▸ Problem requirements: Write out the listing, please, but only from its first line through the line containing "import plotly.graph_objects as go", exactly as given and without pictures.

▸ Recorded data:
§
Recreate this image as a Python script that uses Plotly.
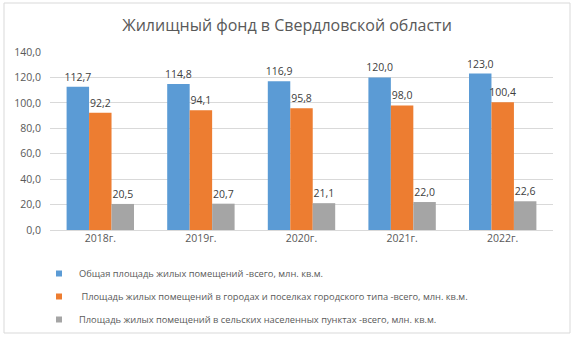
import plotly.graph_objects as go

categories = ["2018г.", "2019г.", "2020г.", "2021г.", "2022г."]
total = [112.7, 114.8, 116.9, 120.0, 123.0]
urban = [92.2, 94.1, 95.8, 98.0, 100.4]
rural = [20.5, 20.7, 21.1, 22.0, 22.6]
names = [
    "Общая площадь жилых помещений -всего, млн. кв.м.",
    " Площадь жилых помещений в городах и поселках городского типа -всего, млн. кв.м.",
    "Площадь жилых помещений в сельских населенных пунктах -всего, млн. кв.м.",
]
colors = ["#5B9BD5", "#ED7D31", "#A5A5A5"]
title = "Жилищный фонд в Свердловской области"

FONT = "Open Sans"
fig = go.Figure()
for i, (vals, name, col) in enumerate(zip([total, urban, rural], names, colors)):
    fig.add_trace(go.Bar(
        x=categories, y=vals, name=name, marker_color=col, marker_line_width=0,
        texttemplate="%{y:.1f}", textposition="outside", constraintext="none",
        textfont=dict(family=FONT, size=10.5, color="#404040"),
        cliponaxis=False, showlegend=False,
    ))
for i, (name, col) in enumerate(zip(names, colors)):
    fig.add_trace(go.Scatter(
        x=[None], y=[None], mode="markers", name=name,
        marker=dict(symbol="square", size=6, color=col),
        legendgroup=f"g{i}", showlegend=True,
    ))

W, H = 574, 337
L, R, T, B = 50, 21, 52, 107
pw, ph = W - L - R, H - T - B

def px_x(x):
    return (x - L) / pw

def px_y(y):
    return (H - B - y) / ph

fig.update_layout(
    width=W, height=H,
    margin=dict(l=L, r=R, t=T, b=B, autoexpand=False),
    paper_bgcolor="white", plot_bgcolor="white",
    separators=", ",
    barmode="group", bargap=0.33, bargroupgap=0,
    font=dict(family=FONT, color="#595959"),
    title=dict(text=title, x=0.5, xanchor="center", y=1 - 25 / H, yanchor="middle",
               font=dict(family=FONT, size=16, color="#595959")),
    xaxis=dict(showgrid=False, showline=False, ticks="", automargin=False,
               tickfont=dict(family=FONT, size=10.5, color="#595959")),
    yaxis=dict(range=[0, 140], dtick=20, tickformat=".1f", gridcolor="#D9D9D9",
               gridwidth=1, zeroline=True, zerolinecolor="#D9D9D9", zerolinewidth=1,
               showline=False, ticks="", ticklen=0, automargin=False, ticklabelstandoff=8,
               tickfont=dict(family=FONT, size=10.5, color="#595959")),
    showlegend=True,
    legend=dict(orientation="v", x=px_x(39), xanchor="left", y=px_y(259), yanchor="top",
                traceorder="grouped", tracegroupgap=4,
                font=dict(family=FONT, size=9.3, color="#595959"),
                itemwidth=30, bgcolor="rgba(0,0,0,0)"),
    shapes=[dict(type="rect", xref="paper", yref="paper",
                 x0=px_x(4), x1=px_x(570), y0=px_y(333), y1=px_y(3),
                 line=dict(color="#D9D9D9", width=1), layer="below")],
)
fig.write_html("out.html", config={"displayModeBar": False},
               post_script="document.body.style.margin='0';")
§
▸ Solution for this task:
Recreate this image as a Python script that uses Plotly.
import plotly.graph_objects as go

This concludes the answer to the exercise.